Please share any "best practices" that work for you!
Thanks!


----------



## sagelfn (Aug 13, 2009)

:rofl: well there is this option...
http://www.germanshepherds.com/foru...136493-omg-humiliating-pootrap-seriously.html

http://www.germanshepherds.com/forum/equipment-how-use-where-find/128635-pootrap.html

I just use a shovel, I tried the pooper scooper but it didn't work very well for me


----------



## bianca (Mar 28, 2010)

I use a shovel too


----------



## Pusur (May 31, 2010)

*Close your nose*

Actually you can with training be able to not smell anything. You "close" your nose, a bit like when you are swimming under water, do not breath through your nose, only the mouth. Keep it up to a few seconds after you have closed the disposal bag. This helps


----------



## 4loveofadog (Mar 3, 2010)

this may sound silly, but, it really works.

I use a dust pan that came with a long handle. i put a plastic bag around it, when my pup has to go i just put the dust pan on the ground where he is about to go, he poops, and I wrap up the plastic bag. It's simple, no mess and no flies to buzz around any poop.


----------



## FLyMuSLiMa (Apr 25, 2010)

4loveofadog said:


> this may sound silly, but, it really works.
> 
> I use a dust pan that came with a long handle. i put a plastic bag around it, when my pup has to go i just put the dust pan on the ground where he is about to go, he poops, and I wrap up the plastic bag. It's simple, no mess and no flies to buzz around any poop.
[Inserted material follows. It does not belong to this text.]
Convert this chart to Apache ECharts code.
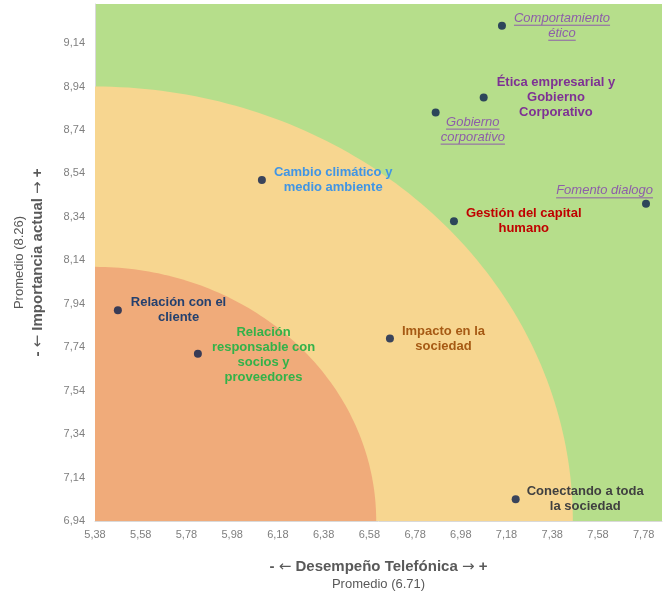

I thought I was the only one who did this! LOL; But I stopped some time ago; it became a hassle when I'm super tired to fumble with the dust pan and wrapping the bag around.... *sigh* SO now I just hold my breath and pick it up...


----------



## onyxboy (Jun 6, 2010)

Hey great idea there. You should come up with something like that and sell it on ebay. Maybe at a spray attached to the handle as you squeeze it, it will then cut out the smell? Just an idea there big guy


----------



## Namara (Jun 10, 2010)

There is actually a pooper scooper out there that you do exactly what you were describing with the dust pan:

The Shapoopie-The ultimate Pooper Scooper - As seen on TV's American Inventor

I guess it was on an episode of Monk. It looks great but 1) I'd never get it out in time to catch anything and 2) I'm not sure if it's big enough for my dog's poo. 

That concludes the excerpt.